Even though reservoir B contains the same amount of net energy as reservoir A we have a sense that it is econmically inferior because we will have to work harder to produce the same amount of useful energy, so that the energy obtained is more expensive. The question is whether this excess expense can be quantified in terms of the energy balance alone.
We might try using the input energy required to produce a given amount of useful or net energy output as a measure of cost. For reservoir A the input of 1 unit of energy produces 19 units of net energy. For reservoir B we must input 19 units of energy in order produce 19 units of net energy. Therefore we might be tempted to say that energy from reservoir B is 19 times more expensive or, conversely, that reservoir A is 19 time more efficient in its use of input energy. The factor of 19 is proportional to EROEI-1 which I call NEROEI since it is the ratio of net energy output to energy input.
However, we must be cautious about accepting NEROEI as a measure of the economic efficiency of energy production. Properly speaking the production of energy has no energy "cost". This somewhat surprising statment can be supported by considering the production of some resource other than energy. Suppose that I wish to open a new platinum mine that will produce X tonnes of pure platinum every year. Extracting a tonne of platinum requires a lot energy. This energy must come from one of two places: Either some energy producer must dedicated extra production resources to extracting and delivering this energy, or some other economic process must give up energy. In either case the overall economy incurs a cost as a result of delivering this energy to my platinum mine.

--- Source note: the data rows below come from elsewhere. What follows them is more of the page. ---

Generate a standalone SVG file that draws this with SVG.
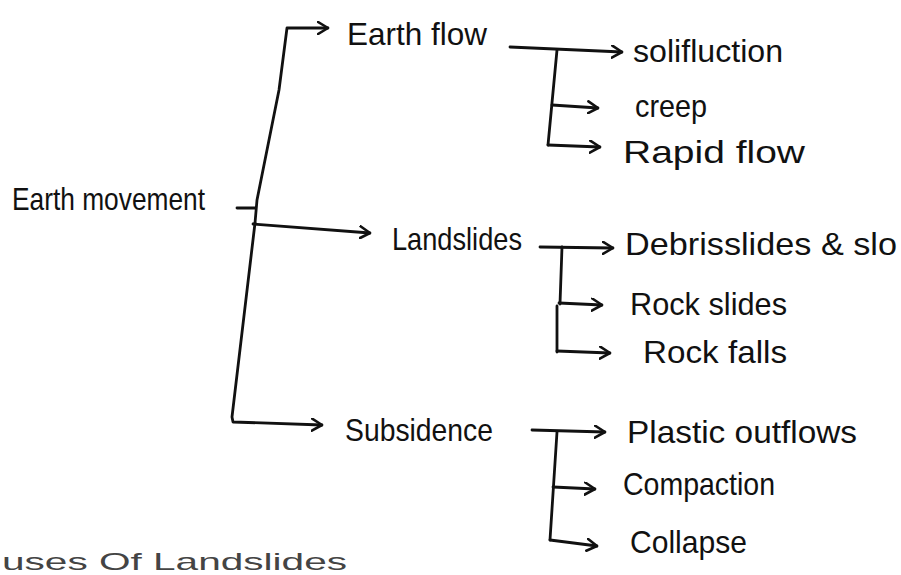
<svg xmlns="http://www.w3.org/2000/svg" width="901" height="575" viewBox="0 0 901 575">
<defs>
<marker id="arr" viewBox="0 0 12 14" refX="11" refY="7" markerWidth="12" markerHeight="14" markerUnits="userSpaceOnUse" orient="auto">
<path d="M1,1 L11,7 L1,13" fill="none" stroke="#111" stroke-width="2.6" stroke-linecap="round" stroke-linejoin="round"/>
</marker>
<style>
.t{font-family:"Liberation Sans","DejaVu Sans",sans-serif;font-size:32px;fill:#111}
.c path{fill:none;stroke:#111;stroke-width:2.8;stroke-linecap:round;stroke-linejoin:round}
.a{marker-end:url(#arr)}
</style>
</defs>
<rect width="901" height="575" fill="#ffffff"/>
<g class="c" id="connectors">
<path d="M237,208 L255,208"/>
<path class="a" d="M255,223 L257,200 L267,150 L279,90 L287,28 L328,28"/>
<path class="a" d="M255,223 L232,417 L233,422 L322,425"/>
<path class="a" d="M253,224 L370,233"/>
<path class="a" d="M510,47 L622,52"/>
<path d="M557,50 L548,145"/>
<path class="a" d="M552,105 L598,108"/>
<path class="a" d="M548,145 L600,147"/>
<path class="a" d="M540,247 L613,248"/>
<path d="M562,247 L560,304 M557,306 L557,352"/>
<path class="a" d="M559,303 L602,305"/>
<path class="a" d="M557,351 L610,353"/>
<path class="a" d="M532,430 L605,432"/>
<path d="M557,432 L550,540"/>
<path class="a" d="M553,487 L595,489"/>
<path class="a" d="M550,540 L597,546"/>
</g>
<g id="n-earth-movement"><text class="t" x="12" y="210" textLength="193" lengthAdjust="spacingAndGlyphs">Earth movement</text></g>
<g id="n-earth-flow"><text class="t" x="347" y="45" textLength="140" lengthAdjust="spacingAndGlyphs">Earth flow</text></g>
<g id="n-landslides"><text class="t" x="392" y="250" textLength="130" lengthAdjust="spacingAndGlyphs">Landslides</text></g>
<g id="n-subsidence"><text class="t" x="345" y="441" textLength="148" lengthAdjust="spacingAndGlyphs">Subsidence</text></g>
<g id="n-solifluction"><text class="t" x="633" y="62" textLength="150" lengthAdjust="spacingAndGlyphs">solifluction</text></g>
<g id="n-creep"><text class="t" x="635" y="117" textLength="72" lengthAdjust="spacingAndGlyphs">creep</text></g>
<g id="n-rapid-flow"><text class="t" x="623" y="163" textLength="182" lengthAdjust="spacingAndGlyphs">Rapid flow</text></g>
<g id="n-debris"><text class="t" x="625" y="255" textLength="272" lengthAdjust="spacingAndGlyphs">Debrisslides &amp; slo</text></g>
<g id="n-rock-slides"><text class="t" x="630" y="315" textLength="157" lengthAdjust="spacingAndGlyphs">Rock slides</text></g>
<g id="n-rock-falls"><text class="t" x="643" y="363" textLength="144" lengthAdjust="spacingAndGlyphs">Rock falls</text></g>
<g id="n-plastic"><text class="t" x="627" y="443" textLength="230" lengthAdjust="spacingAndGlyphs">Plastic outflows</text></g>
<g id="n-compaction"><text class="t" x="623" y="495" textLength="152" lengthAdjust="spacingAndGlyphs">Compaction</text></g>
<g id="n-collapse"><text class="t" x="630" y="553" textLength="117" lengthAdjust="spacingAndGlyphs">Collapse</text></g>
<text class="t" x="2" y="570" style="font-size:24px;fill:#444" textLength="345" lengthAdjust="spacingAndGlyphs">uses Of Landslides</text>
</svg>
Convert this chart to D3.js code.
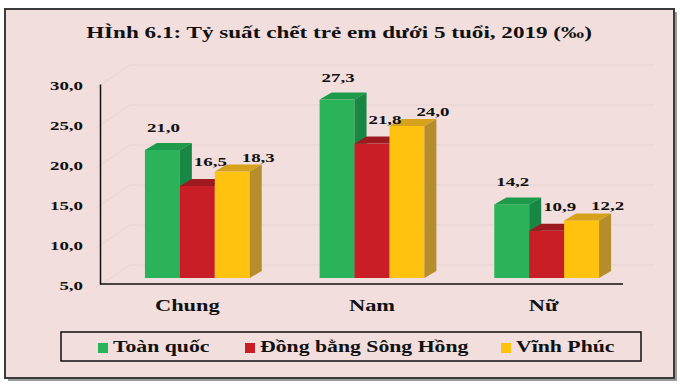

However, if I intiate a new energy producing enterprise which has a positive energy balance (EROEI>1) then every bit of energy which I consume I reproduce, plus some extra. Therefore no energy producer is required to provide extra output. No other economic process has to sacrifice energy; On the contrary, since I am a producer of net energy some other economic process can consume the extra energy which I provide. Naturally one must subtract the input energy from the gross output energy to calculate the net benefit of energy production, but the "energy cost of producing energy" is an oxymoron.
On the other hand, although as a producer of net energy I do not take energy away from other economic processes, I do take away other resources. Producing energy requires labor and capital equipment (which may at least partly be regarded as embbeded labor). Some energy production processes may consume fresh water (e.g. oil shale production, water cooled CSP in the desert, etc). The production of biofuels may remove farmland from the production of food. And so forth. The opportunity cost of all of the finite production resources that are diverted from other economic processes into energy production is the real cost of producing energy.
One can define the cost efficiency of energy production as the ratio of net energy (gross ouptut - input) divided by the opportunity cost of the production resources that are diverted from other economic processes. In the case of indiviual resources one can define the resource efficiency of net energy production as the net energy divided by the quantity of resource diverted (e.g. hours of labor, cubic meters of water, hectares of farm land etc.). If one assumes that the opportunity cost of the diverted resources is always proportional to the input energy then one can use NEROEI as a proxy for the cost efficiency of energy production. But it is only a proxy. The assumption of universal constant of proportionality between input energy and total resource cost is almost certainly incorrect. The resource efficiency of energy production is a more fundamental economic conception than NEROEI. For example if water supply issues become sufficiently critical, then we may decide to convert some fraction of our thermal power plants to air cooling even though lower NEROEI results. In this case we would be trading off water use efficiency against some some other resource efficiency.
I could say more on this subject (obviously I have wasted too much time thinking about it.), but I suspect that anyone who started to read this post already dozed off several paragraphs ago, so I will end my comments here.